God is trying to grow us and to show us that when things are hard, He is still the same. He is still worth waiting on, worth hoping on. He is still more than enough.
God also revealed this pattern of proving mankind through times of waiting when He saved Israel out of Egypt and took them into the desert where there was no readily available food. There, He said to Moses, “…Behold, I will rain bread from heaven for you; and the people shall go out and gather a certain rate every day, that I may prove them, whether they will walk in my law, or no” (Exodus16:4).
Instead of immediately giving them the promised land which was teaming with food as it was called the “land of milk and honey,” the Hebrews would have to settle for manna each and every day out in the desert as part of a testing process to see if they could be content and obey God. If they could obey in such times of leanness, how much more could they during the times of blessing?
God wants to know that we love Him above everything else. The only way we can prove that to Him is to love Him above the thing(s) we are waiting and hoping on Him to perform, and to love Him even when those things we desire seem so far out of reach.
As the writer in Hebrews 11:32 points out, the time would fail him to tell of all the people who waited and hoped on God as recorded in scripture, but I would be remiss if I failed to mention David, who waited on God more than fifteen years after the time Samuel anointed him king until the time that he was actually crowned. Not to mention the fact that throughout those years many attempts were made on his life and he was living on the run in the wilderness (talk about Man vs. Wild or Survivorman!), biding his time. I bet he wasn’t feeling much like a king then. And yet, for all that time of waiting and hoping the promise was indeed fulfilled.

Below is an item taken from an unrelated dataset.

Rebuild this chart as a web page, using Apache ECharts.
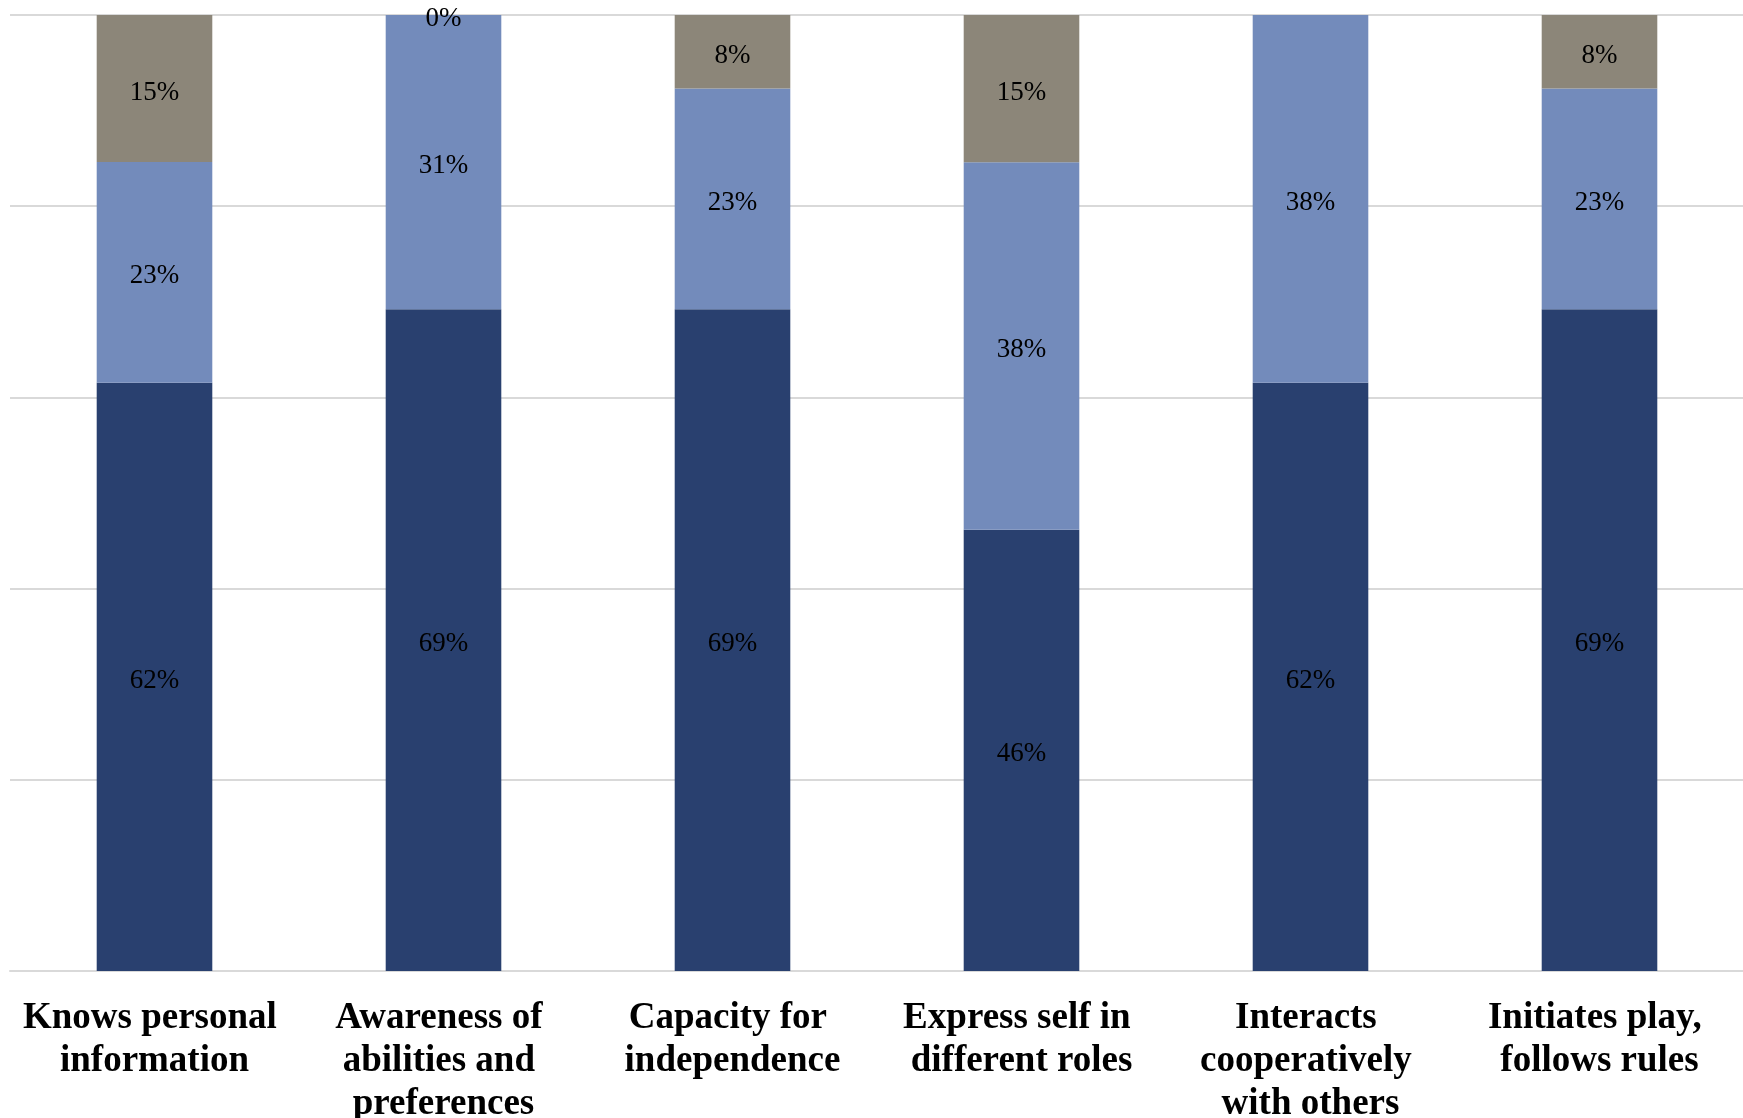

Just remember as you “esperar” (the Spanish word that started our article that means “to wait” or “to hope”) that God is the One that determines the times and seasons in our lives. We cannot force His hand; we can’t make Him do anything. If we try to take that control, we will only find negative consequences. Just ask Abraham about that. Certainly if he could have changed anything in all his life it would have been to wait on God to fulfill the promise of a child through his wife Sarah and not through Hagar.
All of us have had moments in our lives where we were waiting on God for something and we tried to take the reins and as a result messed things up royally. Let’s repent of those past errors in judgment and do our very best not to wrest control of our lives away from God anymore.

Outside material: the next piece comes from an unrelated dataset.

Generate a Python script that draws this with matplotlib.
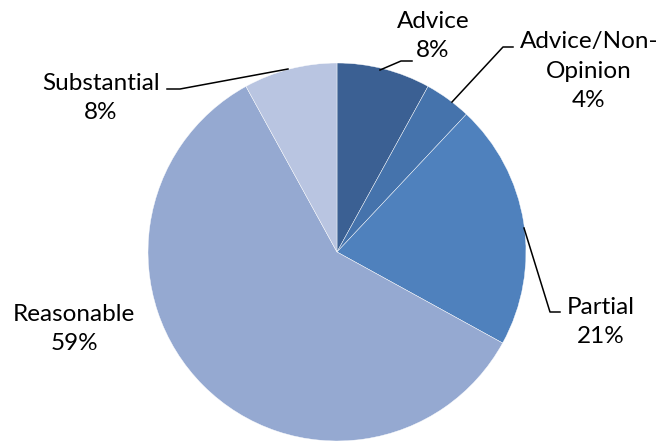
import matplotlib.pyplot as plt

labels = ["Advice", "Advice/Non-\nOpinion", "Partial", "Reasonable", "Substantial"]
pcts = [8, 4, 21, 59, 8]
colors = ["#3B6093", "#4573AC", "#4F81BD", "#95A9D1", "#B9C5E1"]

W, H = 661, 441
fig = plt.figure(figsize=(W / 100, H / 100), dpi=100)
ax = fig.add_axes([0, 0, 1, 1])

cx, cy, r = 337, H - 252, 189
ax.pie(pcts, colors=colors, startangle=90, counterclock=False,
       center=(cx, cy), radius=r, frame=True,
       wedgeprops=dict(edgecolor="white", linewidth=0.3))
ax.set_xlim(0, W)
ax.set_ylim(0, H)
ax.set_aspect("equal")
ax.axis("off")

font = dict(family="Lato", fontsize=17.5, color="black", ha="center", va="center",
            linespacing=1.5)

# label positions in pixel coords (x, y from top)
text_pos = [(433, 36), (589, 71), (601, 322), (74, 329), (101, 98)]
for lab, p, (tx, ty) in zip(labels, pcts, text_pos):
    ax.text(tx, H - ty, f"{lab}\n{p}%", **font)

# leader lines
leaders = [
    [(380, 70), (401, 61), (412, 61)],
    [(452, 102), (503, 47), (513, 47)],
    [(524, 228), (550, 312), (560, 312)],
    [(288, 69), (180, 89), (167, 89)],
]
for pts in leaders:
    xs = [p[0] for p in pts]
    ys = [H - p[1] for p in pts]
    ax.plot(xs, ys, color="black", linewidth=1.1)

fig.savefig("out.png", dpi=100)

Let’s beseech Him to lead us and let us be willing followers of His leading. Let us also wholly commit to doing so no matter if our hopes and dreams are fulfilled or not, because in the end, this temporal present world will only remain as it is for a short while. We will either die before it changes or we will see the return of the Lord when everything will be made right. Either way, in eternity our earthly desires will seem small in comparison as the bliss of everlasting life overtakes the pain, tears and sorrow of this life.
So, let us continue to patiently wait and hope on the Lord in the meantime, knowing that He is faithful to fulfill His promises toward us and that waiting and hoping on Him is always worth it. Let us also remember that,
“But without faith [it is] impossible to please him: for he that cometh to God must believe that he is, and that he is a rewarder of them that diligently seek him.” (Hebrews 11:6).
Finally,
“Wait on the LORD: be of good courage, and he shall strengthen thine heart: wait, I say, on the LORD” (Psalm 27:14).